* Start Dataset records *

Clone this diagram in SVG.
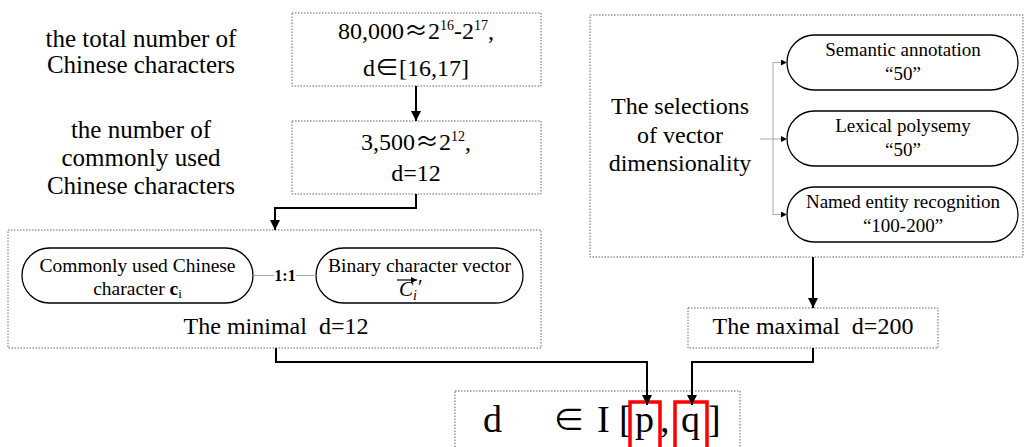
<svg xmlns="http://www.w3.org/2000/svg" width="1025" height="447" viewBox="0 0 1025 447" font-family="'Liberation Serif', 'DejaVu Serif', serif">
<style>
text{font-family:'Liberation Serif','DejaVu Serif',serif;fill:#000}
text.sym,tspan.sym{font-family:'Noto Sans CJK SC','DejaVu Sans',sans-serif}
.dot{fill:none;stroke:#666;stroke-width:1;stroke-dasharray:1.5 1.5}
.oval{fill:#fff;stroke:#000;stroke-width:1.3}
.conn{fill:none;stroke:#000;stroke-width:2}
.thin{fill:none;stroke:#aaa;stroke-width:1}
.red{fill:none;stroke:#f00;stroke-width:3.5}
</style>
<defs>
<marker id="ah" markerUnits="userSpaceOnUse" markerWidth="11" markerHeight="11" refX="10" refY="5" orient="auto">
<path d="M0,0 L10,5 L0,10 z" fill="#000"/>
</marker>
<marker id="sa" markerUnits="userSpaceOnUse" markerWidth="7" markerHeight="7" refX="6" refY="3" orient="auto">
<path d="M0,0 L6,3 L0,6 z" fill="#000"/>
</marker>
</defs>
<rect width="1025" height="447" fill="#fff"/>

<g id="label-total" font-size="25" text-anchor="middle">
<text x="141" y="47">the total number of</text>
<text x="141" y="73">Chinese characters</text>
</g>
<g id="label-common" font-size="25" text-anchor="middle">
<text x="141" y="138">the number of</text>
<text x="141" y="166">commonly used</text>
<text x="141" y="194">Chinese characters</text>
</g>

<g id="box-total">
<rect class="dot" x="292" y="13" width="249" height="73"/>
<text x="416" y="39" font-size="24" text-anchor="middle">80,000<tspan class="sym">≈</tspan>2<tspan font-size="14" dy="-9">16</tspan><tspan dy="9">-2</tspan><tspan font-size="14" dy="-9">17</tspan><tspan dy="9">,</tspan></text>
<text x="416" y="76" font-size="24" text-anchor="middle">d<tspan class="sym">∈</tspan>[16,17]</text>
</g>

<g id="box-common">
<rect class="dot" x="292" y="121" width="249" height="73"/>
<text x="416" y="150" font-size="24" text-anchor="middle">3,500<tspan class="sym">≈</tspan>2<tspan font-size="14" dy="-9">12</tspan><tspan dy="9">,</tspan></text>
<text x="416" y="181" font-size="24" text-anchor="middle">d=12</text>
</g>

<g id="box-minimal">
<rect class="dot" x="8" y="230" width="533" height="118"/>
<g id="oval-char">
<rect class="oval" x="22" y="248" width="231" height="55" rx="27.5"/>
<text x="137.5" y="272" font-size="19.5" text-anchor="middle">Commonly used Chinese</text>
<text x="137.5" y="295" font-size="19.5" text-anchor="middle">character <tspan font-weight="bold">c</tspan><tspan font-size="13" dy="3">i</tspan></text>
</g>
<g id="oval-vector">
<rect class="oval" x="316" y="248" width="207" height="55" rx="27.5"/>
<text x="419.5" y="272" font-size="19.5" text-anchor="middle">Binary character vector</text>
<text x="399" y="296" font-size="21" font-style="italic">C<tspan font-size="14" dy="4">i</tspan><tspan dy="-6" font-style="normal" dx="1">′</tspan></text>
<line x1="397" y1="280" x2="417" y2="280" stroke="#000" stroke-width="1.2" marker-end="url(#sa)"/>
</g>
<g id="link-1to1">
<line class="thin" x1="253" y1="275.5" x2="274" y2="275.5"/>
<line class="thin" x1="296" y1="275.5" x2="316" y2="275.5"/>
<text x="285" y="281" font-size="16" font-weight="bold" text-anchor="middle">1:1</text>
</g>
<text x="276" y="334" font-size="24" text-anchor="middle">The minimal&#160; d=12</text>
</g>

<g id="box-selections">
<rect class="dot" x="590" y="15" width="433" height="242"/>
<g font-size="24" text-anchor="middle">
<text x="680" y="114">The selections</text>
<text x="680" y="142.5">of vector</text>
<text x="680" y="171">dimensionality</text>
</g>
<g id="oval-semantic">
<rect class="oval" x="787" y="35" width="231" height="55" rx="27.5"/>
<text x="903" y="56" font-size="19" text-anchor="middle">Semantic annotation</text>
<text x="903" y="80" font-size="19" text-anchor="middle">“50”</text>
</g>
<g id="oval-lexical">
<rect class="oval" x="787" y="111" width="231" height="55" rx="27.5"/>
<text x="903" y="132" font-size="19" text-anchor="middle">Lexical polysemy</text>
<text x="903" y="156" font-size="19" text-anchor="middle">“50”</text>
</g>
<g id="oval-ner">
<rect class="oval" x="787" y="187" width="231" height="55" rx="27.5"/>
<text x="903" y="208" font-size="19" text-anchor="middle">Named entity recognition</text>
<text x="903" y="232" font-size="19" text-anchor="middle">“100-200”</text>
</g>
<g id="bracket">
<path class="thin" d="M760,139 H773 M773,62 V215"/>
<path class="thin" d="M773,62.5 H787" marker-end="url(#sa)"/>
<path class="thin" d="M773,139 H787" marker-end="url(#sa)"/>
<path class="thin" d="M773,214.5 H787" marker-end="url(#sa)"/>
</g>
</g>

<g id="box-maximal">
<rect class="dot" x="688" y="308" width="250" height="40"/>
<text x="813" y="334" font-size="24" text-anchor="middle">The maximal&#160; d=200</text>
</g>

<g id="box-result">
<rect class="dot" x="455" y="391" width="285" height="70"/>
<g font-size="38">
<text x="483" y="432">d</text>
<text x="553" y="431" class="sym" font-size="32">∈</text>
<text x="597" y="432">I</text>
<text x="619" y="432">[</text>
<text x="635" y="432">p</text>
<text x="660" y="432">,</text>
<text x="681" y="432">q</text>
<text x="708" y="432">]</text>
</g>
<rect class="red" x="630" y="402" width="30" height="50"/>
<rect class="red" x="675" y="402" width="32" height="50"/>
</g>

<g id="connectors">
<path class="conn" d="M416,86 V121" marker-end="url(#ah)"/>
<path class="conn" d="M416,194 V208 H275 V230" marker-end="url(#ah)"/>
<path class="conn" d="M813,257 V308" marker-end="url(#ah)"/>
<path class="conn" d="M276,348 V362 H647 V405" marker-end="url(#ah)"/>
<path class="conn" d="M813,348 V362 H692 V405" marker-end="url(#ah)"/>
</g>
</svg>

* End Dataset records *
* Start Dataset records *

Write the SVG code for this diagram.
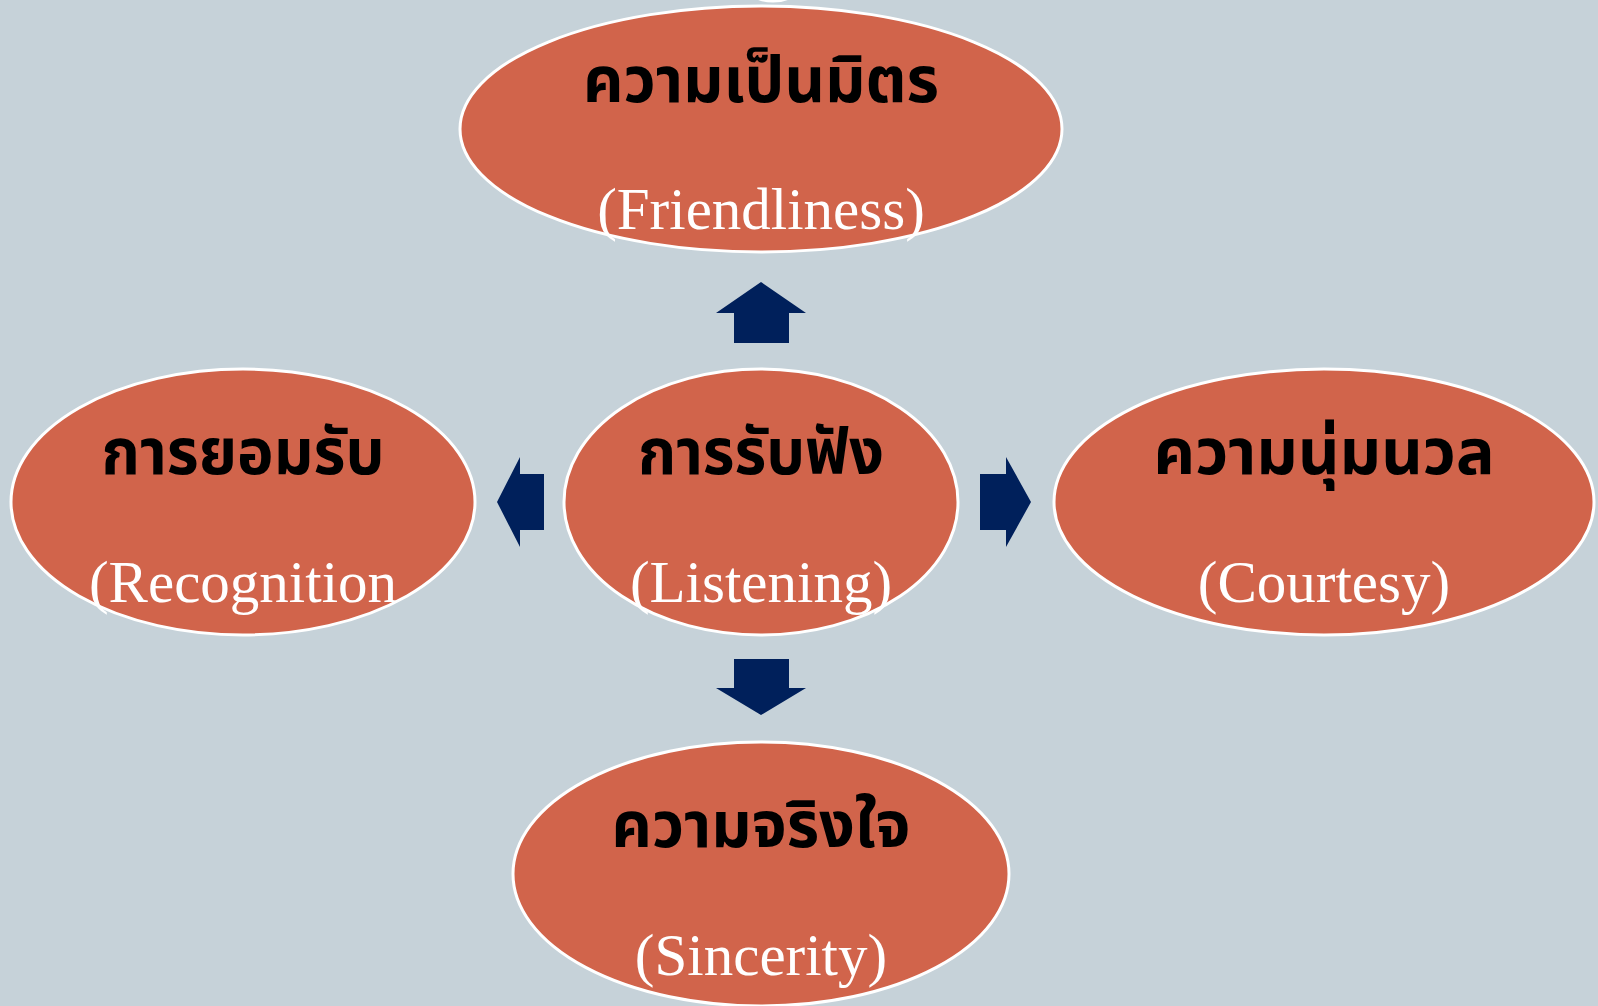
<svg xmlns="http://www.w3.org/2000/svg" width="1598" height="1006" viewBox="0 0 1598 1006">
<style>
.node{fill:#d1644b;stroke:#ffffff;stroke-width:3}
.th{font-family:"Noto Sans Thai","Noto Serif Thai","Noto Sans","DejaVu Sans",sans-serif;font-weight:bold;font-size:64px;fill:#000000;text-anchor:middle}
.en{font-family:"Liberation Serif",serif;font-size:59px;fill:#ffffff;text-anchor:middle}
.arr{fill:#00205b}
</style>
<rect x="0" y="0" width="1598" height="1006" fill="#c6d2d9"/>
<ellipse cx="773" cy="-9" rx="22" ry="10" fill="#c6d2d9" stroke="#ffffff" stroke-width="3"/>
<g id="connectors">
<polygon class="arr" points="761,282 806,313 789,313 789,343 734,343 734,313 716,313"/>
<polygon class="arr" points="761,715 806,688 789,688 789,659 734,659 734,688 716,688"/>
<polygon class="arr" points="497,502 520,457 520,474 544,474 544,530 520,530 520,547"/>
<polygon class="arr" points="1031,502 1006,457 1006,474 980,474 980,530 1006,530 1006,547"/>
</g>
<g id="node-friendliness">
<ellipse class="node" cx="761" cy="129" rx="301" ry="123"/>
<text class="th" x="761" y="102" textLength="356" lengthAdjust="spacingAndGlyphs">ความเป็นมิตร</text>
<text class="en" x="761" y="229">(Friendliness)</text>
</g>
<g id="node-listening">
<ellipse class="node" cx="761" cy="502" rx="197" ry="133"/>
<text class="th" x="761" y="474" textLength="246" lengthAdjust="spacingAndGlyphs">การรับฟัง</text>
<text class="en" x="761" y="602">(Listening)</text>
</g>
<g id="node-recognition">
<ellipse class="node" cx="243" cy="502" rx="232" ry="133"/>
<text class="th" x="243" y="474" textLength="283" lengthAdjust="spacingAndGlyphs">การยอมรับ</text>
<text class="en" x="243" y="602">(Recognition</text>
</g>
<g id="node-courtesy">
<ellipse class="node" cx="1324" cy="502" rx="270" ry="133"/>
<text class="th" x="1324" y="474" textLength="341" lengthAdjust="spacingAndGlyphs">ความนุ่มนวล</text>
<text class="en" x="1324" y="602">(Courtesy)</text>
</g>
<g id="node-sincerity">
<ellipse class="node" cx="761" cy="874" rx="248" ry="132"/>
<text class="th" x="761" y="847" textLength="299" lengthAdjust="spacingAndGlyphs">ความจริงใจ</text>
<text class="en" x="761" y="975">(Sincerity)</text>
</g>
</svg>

* End Dataset records *

Exercise aim: Report all lines of the data that include the word "diagram".

Task result:
Clone this diagram in SVG.
Write the SVG code for this diagram.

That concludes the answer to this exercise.